JOB – Go through the data and copy every line exactly, but not the images.

DATA EXTRACT –
━━━━━━

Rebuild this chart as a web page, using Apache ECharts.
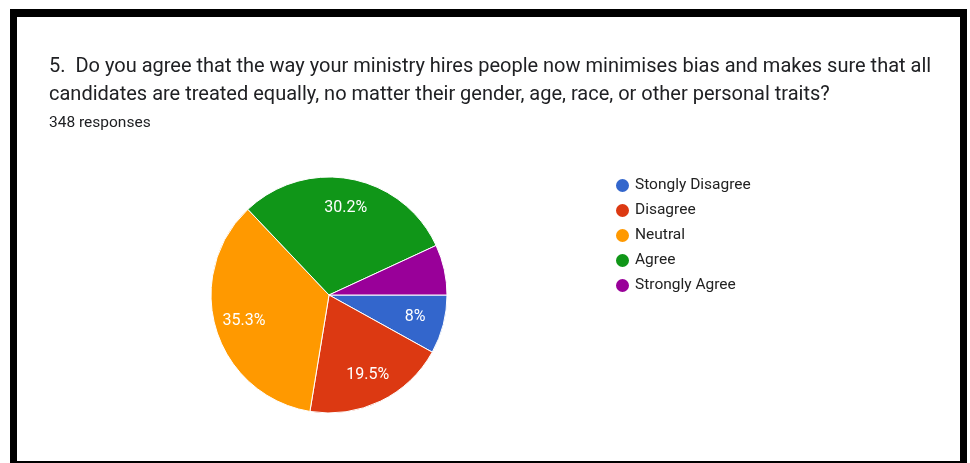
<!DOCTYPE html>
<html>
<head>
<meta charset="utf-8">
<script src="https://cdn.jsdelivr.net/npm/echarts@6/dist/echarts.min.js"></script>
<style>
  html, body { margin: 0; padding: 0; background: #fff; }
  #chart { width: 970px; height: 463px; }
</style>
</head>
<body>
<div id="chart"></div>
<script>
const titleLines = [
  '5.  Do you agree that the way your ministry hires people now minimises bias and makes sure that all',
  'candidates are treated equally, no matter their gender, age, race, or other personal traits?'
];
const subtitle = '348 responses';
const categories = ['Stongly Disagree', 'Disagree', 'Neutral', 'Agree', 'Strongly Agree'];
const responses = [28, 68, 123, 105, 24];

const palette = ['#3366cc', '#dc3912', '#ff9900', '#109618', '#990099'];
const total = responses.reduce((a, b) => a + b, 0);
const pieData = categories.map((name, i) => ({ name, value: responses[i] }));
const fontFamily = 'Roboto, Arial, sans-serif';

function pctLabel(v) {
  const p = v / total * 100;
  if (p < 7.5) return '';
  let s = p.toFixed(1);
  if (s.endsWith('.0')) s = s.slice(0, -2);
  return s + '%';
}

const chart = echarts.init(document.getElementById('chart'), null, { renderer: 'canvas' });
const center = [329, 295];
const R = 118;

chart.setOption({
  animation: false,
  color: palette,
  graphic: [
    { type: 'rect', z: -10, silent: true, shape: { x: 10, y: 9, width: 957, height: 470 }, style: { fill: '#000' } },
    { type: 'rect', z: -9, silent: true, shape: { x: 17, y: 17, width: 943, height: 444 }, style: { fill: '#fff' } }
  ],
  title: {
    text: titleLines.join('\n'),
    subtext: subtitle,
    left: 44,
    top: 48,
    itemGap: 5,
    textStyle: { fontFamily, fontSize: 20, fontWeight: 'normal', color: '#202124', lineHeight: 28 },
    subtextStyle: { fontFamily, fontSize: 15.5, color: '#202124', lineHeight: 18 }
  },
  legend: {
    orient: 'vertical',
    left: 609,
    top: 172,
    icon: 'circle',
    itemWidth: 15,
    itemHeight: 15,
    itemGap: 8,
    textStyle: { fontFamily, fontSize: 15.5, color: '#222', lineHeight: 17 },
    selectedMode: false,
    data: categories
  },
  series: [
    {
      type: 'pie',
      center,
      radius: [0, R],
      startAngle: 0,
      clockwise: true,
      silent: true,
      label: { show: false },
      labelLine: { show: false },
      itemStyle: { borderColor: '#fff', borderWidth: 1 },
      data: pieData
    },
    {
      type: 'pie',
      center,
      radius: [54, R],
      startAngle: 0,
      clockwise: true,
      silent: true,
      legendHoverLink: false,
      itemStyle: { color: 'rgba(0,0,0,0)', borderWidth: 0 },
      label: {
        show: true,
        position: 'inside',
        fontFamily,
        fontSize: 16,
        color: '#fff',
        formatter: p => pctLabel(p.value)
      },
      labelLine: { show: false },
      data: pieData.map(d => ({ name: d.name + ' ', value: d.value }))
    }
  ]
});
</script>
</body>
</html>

━━━━━━

RESPONSE BELOW –
Rebuild this chart as a web page, using Apache ECharts.
<!DOCTYPE html>
<html>
<head>
<meta charset="utf-8">
<script src="https://cdn.jsdelivr.net/npm/echarts@6/dist/echarts.min.js"></script>
<style>
  html, body { margin: 0; padding: 0; background: #fff; }
  #chart { width: 970px; height: 463px; }
</style>
</head>
<body>
<div id="chart"></div>
<script>
const titleLines = [
  '5.  Do you agree that the way your ministry hires people now minimises bias and makes sure that all',
  'candidates are treated equally, no matter their gender, age, race, or other personal traits?'
];
const subtitle = '348 responses';
const categories = ['Stongly Disagree', 'Disagree', 'Neutral', 'Agree', 'Strongly Agree'];
const responses = [28, 68, 123, 105, 24];

const palette = ['#3366cc', '#dc3912', '#ff9900', '#109618', '#990099'];
const total = responses.reduce((a, b) => a + b, 0);
const pieData = categories.map((name, i) => ({ name, value: responses[i] }));
const fontFamily = 'Roboto, Arial, sans-serif';

function pctLabel(v) {
  const p = v / total * 100;
  if (p < 7.5) return '';
  let s = p.toFixed(1);
  if (s.endsWith('.0')) s = s.slice(0, -2);
  return s + '%';
}

const chart = echarts.init(document.getElementById('chart'), null, { renderer: 'canvas' });
const center = [329, 295];
const R = 118;

chart.setOption({
  animation: false,
  color: palette,
  graphic: [
    { type: 'rect', z: -10, silent: true, shape: { x: 10, y: 9, width: 957, height: 470 }, style: { fill: '#000' } },
    { type: 'rect', z: -9, silent: true, shape: { x: 17, y: 17, width: 943, height: 444 }, style: { fill: '#fff' } }
  ],
  title: {
    text: titleLines.join('\n'),
    subtext: subtitle,
    left: 44,
    top: 48,
    itemGap: 5,
    textStyle: { fontFamily, fontSize: 20, fontWeight: 'normal', color: '#202124', lineHeight: 28 },
    subtextStyle: { fontFamily, fontSize: 15.5, color: '#202124', lineHeight: 18 }
  },
  legend: {
    orient: 'vertical',
    left: 609,
    top: 172,
    icon: 'circle',
    itemWidth: 15,
    itemHeight: 15,
    itemGap: 8,
    textStyle: { fontFamily, fontSize: 15.5, color: '#222', lineHeight: 17 },
    selectedMode: false,
    data: categories
  },
  series: [
    {
      type: 'pie',
      center,
      radius: [0, R],
      startAngle: 0,
      clockwise: true,
      silent: true,
      label: { show: false },
      labelLine: { show: false },
      itemStyle: { borderColor: '#fff', borderWidth: 1 },
      data: pieData
    },
    {
      type: 'pie',
      center,
      radius: [54, R],
      startAngle: 0,
      clockwise: true,
      silent: true,
      legendHoverLink: false,
      itemStyle: { color: 'rgba(0,0,0,0)', borderWidth: 0 },
      label: {
        show: true,
        position: 'inside',
        fontFamily,
        fontSize: 16,
        color: '#fff',
        formatter: p => pctLabel(p.value)
      },
      labelLine: { show: false },
      data: pieData.map(d => ({ name: d.name + ' ', value: d.value }))
    }
  ]
});
</script>
</body>
</html>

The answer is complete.